Task brief
From the listing below, output the lines between the one with "What Plotly code" and the one with "return (B - (y - OFF)) / (B - T)", including those two, and nothing else. Pictures are not copied.

Dataset rows

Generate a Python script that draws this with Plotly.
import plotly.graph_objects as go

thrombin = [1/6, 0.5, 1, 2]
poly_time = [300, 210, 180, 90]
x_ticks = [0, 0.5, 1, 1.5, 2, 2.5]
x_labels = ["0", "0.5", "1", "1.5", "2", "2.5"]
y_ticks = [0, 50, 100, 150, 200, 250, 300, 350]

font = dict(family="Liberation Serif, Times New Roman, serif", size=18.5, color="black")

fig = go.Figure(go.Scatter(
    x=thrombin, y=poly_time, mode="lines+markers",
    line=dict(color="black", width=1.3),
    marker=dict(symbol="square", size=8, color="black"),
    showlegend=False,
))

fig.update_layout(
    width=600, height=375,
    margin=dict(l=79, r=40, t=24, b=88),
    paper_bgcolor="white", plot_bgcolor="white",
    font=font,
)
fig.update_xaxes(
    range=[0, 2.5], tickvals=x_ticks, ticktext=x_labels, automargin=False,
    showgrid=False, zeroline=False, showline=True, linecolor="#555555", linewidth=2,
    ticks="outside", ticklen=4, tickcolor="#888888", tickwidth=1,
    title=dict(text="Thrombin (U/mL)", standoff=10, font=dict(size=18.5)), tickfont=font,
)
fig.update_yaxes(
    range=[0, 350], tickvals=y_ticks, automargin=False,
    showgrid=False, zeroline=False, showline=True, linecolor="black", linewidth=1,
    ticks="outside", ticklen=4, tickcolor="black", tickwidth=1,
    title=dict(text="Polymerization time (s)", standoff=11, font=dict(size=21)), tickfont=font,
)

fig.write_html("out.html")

---

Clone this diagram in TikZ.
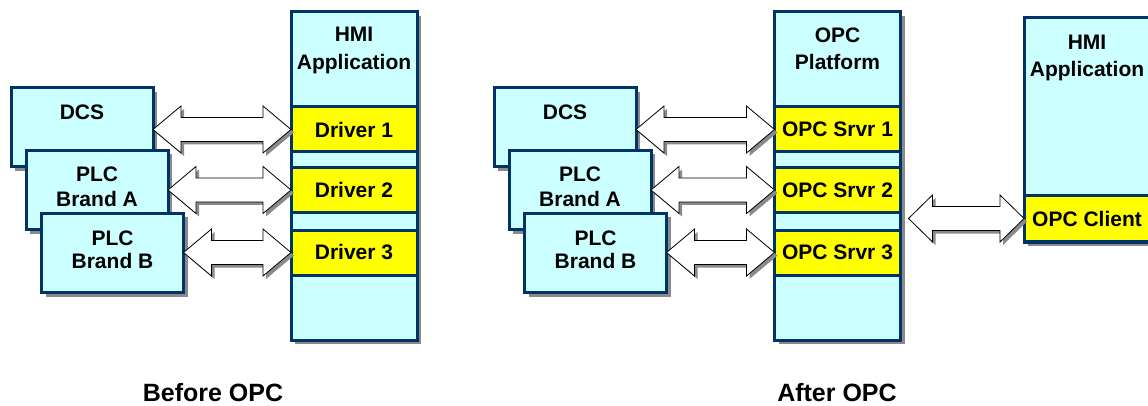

==

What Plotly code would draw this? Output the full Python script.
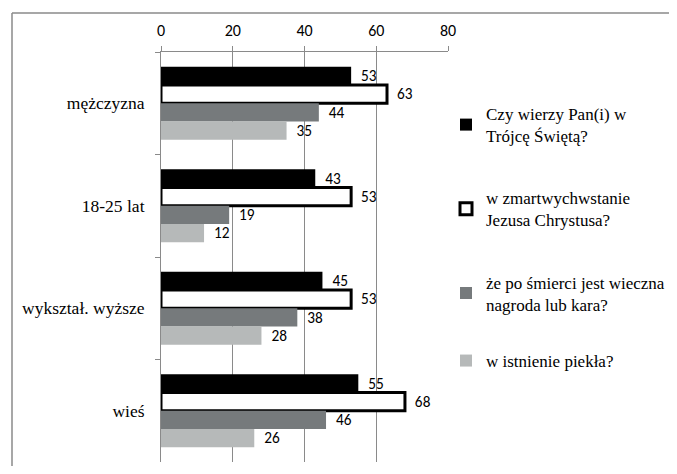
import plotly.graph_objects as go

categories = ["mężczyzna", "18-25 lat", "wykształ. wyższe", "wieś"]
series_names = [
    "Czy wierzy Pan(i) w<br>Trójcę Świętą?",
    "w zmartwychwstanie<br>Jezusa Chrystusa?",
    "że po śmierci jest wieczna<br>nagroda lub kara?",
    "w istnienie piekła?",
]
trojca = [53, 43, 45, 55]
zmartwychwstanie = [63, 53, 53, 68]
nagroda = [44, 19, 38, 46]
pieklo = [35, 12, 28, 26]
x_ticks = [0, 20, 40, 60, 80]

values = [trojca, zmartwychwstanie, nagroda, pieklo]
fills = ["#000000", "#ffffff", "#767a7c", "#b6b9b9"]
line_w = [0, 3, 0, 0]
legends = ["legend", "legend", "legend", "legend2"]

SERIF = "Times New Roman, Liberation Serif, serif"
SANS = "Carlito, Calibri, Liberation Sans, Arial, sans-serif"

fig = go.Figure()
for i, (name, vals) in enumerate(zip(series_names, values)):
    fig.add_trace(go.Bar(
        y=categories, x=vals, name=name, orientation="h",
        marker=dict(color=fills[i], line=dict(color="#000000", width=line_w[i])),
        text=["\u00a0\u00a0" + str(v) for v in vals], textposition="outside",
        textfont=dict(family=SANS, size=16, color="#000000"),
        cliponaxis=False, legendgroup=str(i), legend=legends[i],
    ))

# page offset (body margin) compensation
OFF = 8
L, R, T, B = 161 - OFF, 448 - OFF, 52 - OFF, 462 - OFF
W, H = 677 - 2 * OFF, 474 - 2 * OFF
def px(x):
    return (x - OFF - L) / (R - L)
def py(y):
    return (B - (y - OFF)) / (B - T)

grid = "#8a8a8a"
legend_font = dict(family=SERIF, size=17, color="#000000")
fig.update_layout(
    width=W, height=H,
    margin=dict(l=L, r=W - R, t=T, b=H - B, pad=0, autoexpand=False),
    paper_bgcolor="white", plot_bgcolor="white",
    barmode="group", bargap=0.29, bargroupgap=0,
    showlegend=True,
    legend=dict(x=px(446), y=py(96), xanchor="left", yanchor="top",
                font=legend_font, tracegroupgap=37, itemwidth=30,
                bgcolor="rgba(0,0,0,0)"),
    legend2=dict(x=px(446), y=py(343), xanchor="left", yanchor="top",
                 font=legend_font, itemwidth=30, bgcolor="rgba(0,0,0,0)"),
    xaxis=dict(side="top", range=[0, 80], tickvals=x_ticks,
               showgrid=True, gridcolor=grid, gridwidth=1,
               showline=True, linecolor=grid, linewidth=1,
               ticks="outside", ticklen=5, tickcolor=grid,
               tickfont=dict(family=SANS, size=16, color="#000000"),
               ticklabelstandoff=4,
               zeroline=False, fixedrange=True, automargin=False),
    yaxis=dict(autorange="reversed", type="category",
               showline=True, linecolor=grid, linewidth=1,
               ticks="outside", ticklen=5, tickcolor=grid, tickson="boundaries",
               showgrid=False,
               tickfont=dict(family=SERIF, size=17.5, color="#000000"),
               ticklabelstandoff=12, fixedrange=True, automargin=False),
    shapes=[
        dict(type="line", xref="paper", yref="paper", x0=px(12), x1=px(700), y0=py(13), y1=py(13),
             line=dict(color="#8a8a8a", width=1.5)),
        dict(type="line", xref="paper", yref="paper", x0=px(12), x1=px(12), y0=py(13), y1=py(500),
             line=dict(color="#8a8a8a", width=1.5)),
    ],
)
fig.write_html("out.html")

Solution for this problem
What Plotly code would draw this? Output the full Python script.
import plotly.graph_objects as go

categories = ["mężczyzna", "18-25 lat", "wykształ. wyższe", "wieś"]
series_names = [
    "Czy wierzy Pan(i) w<br>Trójcę Świętą?",
    "w zmartwychwstanie<br>Jezusa Chrystusa?",
    "że po śmierci jest wieczna<br>nagroda lub kara?",
    "w istnienie piekła?",
]
trojca = [53, 43, 45, 55]
zmartwychwstanie = [63, 53, 53, 68]
nagroda = [44, 19, 38, 46]
pieklo = [35, 12, 28, 26]
x_ticks = [0, 20, 40, 60, 80]

values = [trojca, zmartwychwstanie, nagroda, pieklo]
fills = ["#000000", "#ffffff", "#767a7c", "#b6b9b9"]
line_w = [0, 3, 0, 0]
legends = ["legend", "legend", "legend", "legend2"]

SERIF = "Times New Roman, Liberation Serif, serif"
SANS = "Carlito, Calibri, Liberation Sans, Arial, sans-serif"

fig = go.Figure()
for i, (name, vals) in enumerate(zip(series_names, values)):
    fig.add_trace(go.Bar(
        y=categories, x=vals, name=name, orientation="h",
        marker=dict(color=fills[i], line=dict(color="#000000", width=line_w[i])),
        text=["\u00a0\u00a0" + str(v) for v in vals], textposition="outside",
        textfont=dict(family=SANS, size=16, color="#000000"),
        cliponaxis=False, legendgroup=str(i), legend=legends[i],
    ))

# page offset (body margin) compensation
OFF = 8
L, R, T, B = 161 - OFF, 448 - OFF, 52 - OFF, 462 - OFF
W, H = 677 - 2 * OFF, 474 - 2 * OFF
def px(x):
    return (x - OFF - L) / (R - L)
def py(y):
    return (B - (y - OFF)) / (B - T)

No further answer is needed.